A little humor… — 10 Comments

  1. An oldie but a goodie I remeber seeing around the Bay State decades ago:
    “Teddy I’m pregnant but we can cross that bridge when we get to it”

    Also going back to the 70s and 80s, besides “No Radio” bumper stickers, people would also place a “No Radio” card on the car dashboard.
    I recall these came out when certain car audio systems were invented which you could pop out easily and take with you, leaving little or nothing in the car to steal. A local Boston news story reported that a BMW owner came back to his car to find a his side window smashed in by a brick and a hand-scrawled not placed atop the “No Radio” card which read “Get one.”

  2. I often tell people that there are really only 2 types of people in the world. Those who return their shopping carts back to their proper place, and those who don’t.
    I figure that pretty much covers everyone.

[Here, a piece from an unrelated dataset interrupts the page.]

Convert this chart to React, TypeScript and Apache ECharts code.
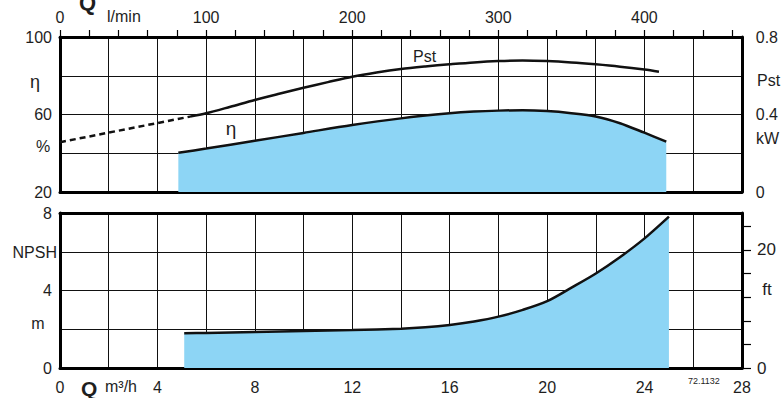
import React, { useEffect, useRef } from "react";
import * as echarts from "echarts";

// Power curve Pst (kW) vs Q (m³/h)
const pstDashQ = [0, 5.34];
const pstDashKw = [0.257, 0.389];
const pstQ = [5.34, 6, 7, 8, 9, 10, 11, 12, 13, 14, 15, 16, 17, 18, 19, 20, 21, 22, 23, 24, 24.6];
const pstKw = [0.389, 0.406, 0.44, 0.475, 0.507, 0.538, 0.567, 0.595, 0.617, 0.635, 0.648, 0.659, 0.669, 0.676, 0.679, 0.676, 0.669, 0.659, 0.647, 0.632, 0.621];

// Efficiency η (%) vs Q
const etaQ = [4.86, 6, 8, 10, 12, 14, 16, 17, 18, 19, 20, 21, 22, 23, 24, 24.9];
const etaPct = [40.3, 42.4, 46.4, 50.5, 54.6, 58.0, 60.6, 61.5, 62.0, 62.2, 61.8, 60.7, 59.0, 55.5, 50.6, 46.0];

// NPSH (m) vs Q
const npshQ = [5.1, 6, 8, 10, 12, 14, 15, 16, 17, 18, 19, 20, 21, 22, 23, 24, 25];
const npshM = [1.79, 1.81, 1.86, 1.91, 1.96, 2.03, 2.1, 2.22, 2.4, 2.65, 3.0, 3.45, 4.15, 4.88, 5.73, 6.69, 7.81];

// Tick labels
const qLabels = [0, 4, 8, 12, 16, 20, 24, 28];
const lminLabels = [0, 100, 200, 300, 400];
const etaLabels = [100, 60, 20];
const kwLabels = ["0.8", "0.4", "0"];
const npshLabels = [8, 4, 0];
const ftLabels = [0, 20];

const FONT = "Liberation Sans";
const TXT = "#1e1e1e";
const FILL = "#8dd5f5";
const FS = 16;
const Q_MAX = 28;
const LMIN_MAX = (Q_MAX * 1000) / 60;
const FT_MAX = 8 / 0.3048;

const zip = (a: number[], b: number[]) => a.map((v, i) => [v, b[i]]);

export default function App() {
  const ref = useRef<HTMLDivElement>(null);
  useEffect(() => {
    if (!ref.current) return;
    const chart = echarts.init(ref.current, null, { renderer: "svg" });
    const lbl = () => ({ color: TXT, fontFamily: FONT, fontSize: FS });
    const thick = () => ({ show: true, onZero: false, lineStyle: { color: "#000", width: 3 } });
    const split = () => ({ show: true, lineStyle: { color: "#111", width: 1 } });
    const noSplit = () => ({ show: false });
    const noTick = () => ({ show: false });
    const txt = (text: string, x: number, y: number, align: string, extra: any = {}) => ({
      type: "text",
      x,
      y,
      style: {
        text,
        fill: TXT,
        font: `${extra.weight || "normal"} ${extra.size || FS}px "${FONT}"`,
        textAlign: align,
        textVerticalAlign: "middle",
      },
    });

    chart.setOption({
      animation: false,
      grid: [
        { left: 60, top: 37, width: 682, height: 155 },
        { left: 60, top: 213, width: 682, height: 155 },
      ],
      xAxis: [
        {
          gridIndex: 0, type: "value", position: "bottom", min: 0, max: Q_MAX, interval: 2,
          axisLine: thick(), axisTick: noTick(), axisLabel: { show: false }, splitLine: split(),
        },
        {
          // l/min scale on the top edge: ticks every 20 l/min, labels every 100
          gridIndex: 0, type: "value", position: "top", min: 0, max: LMIN_MAX, interval: 20,
          axisLine: thick(),
          axisTick: { show: true, inside: false, length: 7, interval: 0, lineStyle: { color: "#000", width: 1.2 } },
          minorTick: { show: false },
          axisLabel: {
            ...lbl(), margin: 12, showMaxLabel: false, interval: 0, hideOverlap: false,
            formatter: (v: number) => (lminLabels.includes(Math.round(v)) && Math.abs(v - Math.round(v)) < 1e-6 ? String(Math.round(v)) : ""),
          },
          splitLine: noSplit(),
          z: 10,
        },
        {
          gridIndex: 1, type: "value", position: "bottom", min: 0, max: Q_MAX, interval: 2,
          axisLine: thick(), axisTick: noTick(),
          axisLabel: {
            ...lbl(), margin: 11,
            formatter: (v: number) => (qLabels.includes(v) ? String(v) : ""),
          },
          splitLine: split(),
        },
        {
          gridIndex: 1, type: "value", position: "top", min: 0, max: Q_MAX, interval: 2,
          axisLine: thick(), axisTick: noTick(), axisLabel: { show: false }, splitLine: noSplit(),
        },
      ],
      yAxis: [
        {
          gridIndex: 0, type: "value", position: "left", min: 20, max: 100, interval: 20,
          axisLine: thick(), axisTick: noTick(), splitLine: split(),
          axisLabel: { ...lbl(), margin: 8, formatter: (v: number) => (etaLabels.includes(v) ? String(v) : "") },
        },
        {
          gridIndex: 0, type: "value", position: "right", min: 0, max: 0.8, interval: 0.2,
          axisLine: thick(), axisTick: noTick(), splitLine: noSplit(),
          axisLabel: {
            ...lbl(), margin: 14,
            formatter: (v: number) => {
              const r = String(Math.round(v * 10) / 10);
              return kwLabels.includes(r) ? r : "";
            },
          },
        },
        {
          gridIndex: 1, type: "value", position: "left", min: 0, max: 8, interval: 2,
          axisLine: thick(), axisTick: noTick(), splitLine: split(),
          axisLabel: { ...lbl(), margin: 8, formatter: (v: number) => (npshLabels.includes(v) ? String(v) : "") },
        },
        {
          gridIndex: 1, type: "value", position: "right", min: 0, max: FT_MAX, interval: 4,
          axisLine: thick(),
          axisTick: { show: true, inside: false, length: 9, lineStyle: { color: "#000", width: 1.2 } },
          splitLine: noSplit(),
          axisLabel: {
            ...lbl(), fontSize: 17, margin: 15, showMaxLabel: false,
            formatter: (v: number) => (ftLabels.includes(v) ? String(v) : ""),
          },
        },
      ],
      series: [
        {
          type: "line", xAxisIndex: 0, yAxisIndex: 0, data: zip(etaQ, etaPct),
          smooth: 0.3, symbol: "none",
          lineStyle: { color: "#111", width: 2.5 },
          areaStyle: { color: FILL, opacity: 1, origin: "start" },
          z: 2,
        },
        {
          type: "line", xAxisIndex: 0, yAxisIndex: 1, data: zip(pstDashQ, pstDashKw),
          symbol: "none",
          lineStyle: { color: "#111", width: 2.5, type: [6, 4] },
          z: 3,
        },
        {
          type: "line", xAxisIndex: 0, yAxisIndex: 1, data: zip(pstQ, pstKw),
          smooth: 0.3, symbol: "none",
          lineStyle: { color: "#111", width: 2.5 },
          z: 3,
        },
        {
          type: "line", xAxisIndex: 2, yAxisIndex: 2, data: zip(npshQ, npshM),
          smooth: 0.3, symbol: "none",
          lineStyle: { color: "#111", width: 2.5 },
          areaStyle: { color: FILL, opacity: 1, origin: "start" },
          z: 2,
        },
      ],
      graphic: [
        txt("η", 35, 82, "center", { size: 18 }),
        txt("%", 43, 146, "center"),
        txt("NPSH", 57, 252, "right"),
        txt("m", 38, 323, "center"),
        txt("Pst", 757, 80, "left"),
        txt("kW", 756, 138, "left"),
        txt("ft", 767, 289, "center", { size: 17 }),
        txt("Pst", 413, 56, "left"),
        txt("η", 231, 128, "center", { size: 19 }),
        txt("Q", 79, 2, "left", { size: 22, weight: "bold" }),
        txt("l/min", 107, 16, "left"),
        txt("Q", 81, 388, "left", { size: 21, weight: "bold" }),
        txt("m³/h", 105, 386, "left"),
        txt("72.1132", 688, 381, "left", { size: 9 }),
      ],
    });
    return () => chart.dispose();
  }, []);
  return (
    <div
      ref={ref}
      style={{ position: "fixed", left: 0, top: 0, width: 781, height: 398, background: "#fff" }}
    />
  );
}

You either are considerate and follow the rules, or you are simply a narcissist who only cares about yourself.
    Of course there are exceptions to this, but for the most part I think it is pretty much correct.

  3. From Logging Country in the Pacific NW:

    “Earth First! … We’ll log the other planets later.”

  4. Imagine whirled peas
    Actualize global world domination (with USMC logo)
    Save a horse, ride a cowboy
    Ass, grass or cash, nobody rides for free
    Save the lumber industries, eat a Northern spotted owl
    Car only worth $100, go ahead and hit me
    Giant Wile E. Coyote sticker with “Ouch” covering collision damage
    Giant Band-aid covering collision damage
    Fake bullet holes with “Mafia Staff Car” note

  5. WN- There is a truck local to me that has the Coyote sticker over a big dent in the bed… obviously a farm truck that a steer was ‘unhappy’ with…

  6. Note left on the dash of a “No Radio” car with a broken window: Just Checking.